Agency is a wonderful and strange thing. I mean the capacity to choose, to decide, and to act, on your own behalf or for the benefit of someone else; the feeling that you have some degree of control over your life, your work, your circumstances, your reactions; the feeling that you can think for yourself and speak your mind. It’s a big deal, and it’s something that we all need to pursue, and also help others to pursue it for themselves. To be given agency, oh what a precious gift! To take the plunge or not to take the plunge? You choose.
Some choices are banal: today I’m wearing this shirt, not that other one. (But let it be said that what’s banal for me isn’t necessary banal for someone else; there are people for whom choosing the daily shirt is a terror.) I’m having coffee now, and I’ll have tea later. I’m not going to the movies tonight. In any given week I’ll say yes or no to a thousand things, and this is a manifestation of my agency.

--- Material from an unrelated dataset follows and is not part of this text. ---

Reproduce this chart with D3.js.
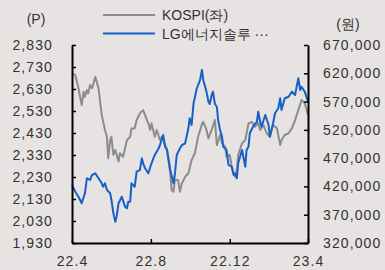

Other choices are less banal. (But let it be said . . . you know, people are different from one another.) A job opening; do I apply for it? The consequences of applying or not applying are bigger than the consequences of wearing a red shirt rather than a blue one; the consequences of being accepted or rejected by the new employer are bigger than coffee and tea. I might dither for days, weeks, months, years, or decades regarding some of my more important choices. Agency, as so much else in life, isn’t always straightforward. If you “accept to dither,” the very acceptance is proof that you have agency.
Warning! It’ll look as if I’m suddenly changing the subject!
The other day I went to see a retrospective of Mark Rothko’s work at the Fondation Louis Vuitton here in Paris. There were about 120 paintings, covering the entirety of his long and fruitful career. It doesn’t matter if you aren’t familiar with his work, or if you are indifferent to it, or if you love it or hate it. The main thing here is my theory or hypothesis that Rothko, while expressing his agency moment by moment and day by day, was also grabbed by powerful, invisible forces that “made him do things,” that forced him to change and grow, that imposed a sort of forward motion to his life, that “didn’t give him a choice.”
Simplifying it, he started his creative path by painting figurative scenes, people at the subway in New York City, landscapes. Then came war and strife, and the artist in Rothko felt that it was urgent and necessary to present, in his art, something more urgent and more healing than the subway scenes. Rothko was drawn to Surrealism and its involvement with symbols, and figuration became transformed into a sort of more or less mythical storytelling. But over the years the details of the attempted mythical storytelling lost importance, and Rothko felt (or “was made to feel”) that he and his paintings must, must pass through a sort of portal and enter another realm: the territory of the eternal and universal, of the mysterious, of the overwhelming, of the pure and strong and inexplicable. Squares and rectangles of color, subtly interacting one with the other in vast canvasses “without people,” without subway stations, without symbols, without detailed storytelling, but allowing you to tell the most incredible stories to your own deepest self. As I said, it doesn’t matter if you don’t know Rothko or don’t like him; I’m just saying that Rothko was absolutely compelled to pass through the portal.
This is the paradox of agency: I have choice and I have no choice; I think I want to pursue plan A, but plan B has stopped me on my tracks and took over my life; I don’t understand where this impulse comes from, but I have to obey it.
These days the cliché says that you must “find your passion” and make it the defining trait of your life and your work, and you also must keeping saying out loud, very loud, and to everyone, what you’re passionate about. I think a bit differently. You don’t find the passion; the passion will find you, and you’ll submit to it willingly or unwillingly. You’ll have to let go of your misapprehensions and misunderstandings regarding who you are and what you have to do. You’ll have to abandon and to give up many things, some of which are very dear to you. It’s a loss; and yet, surrendering is the ultimate victory.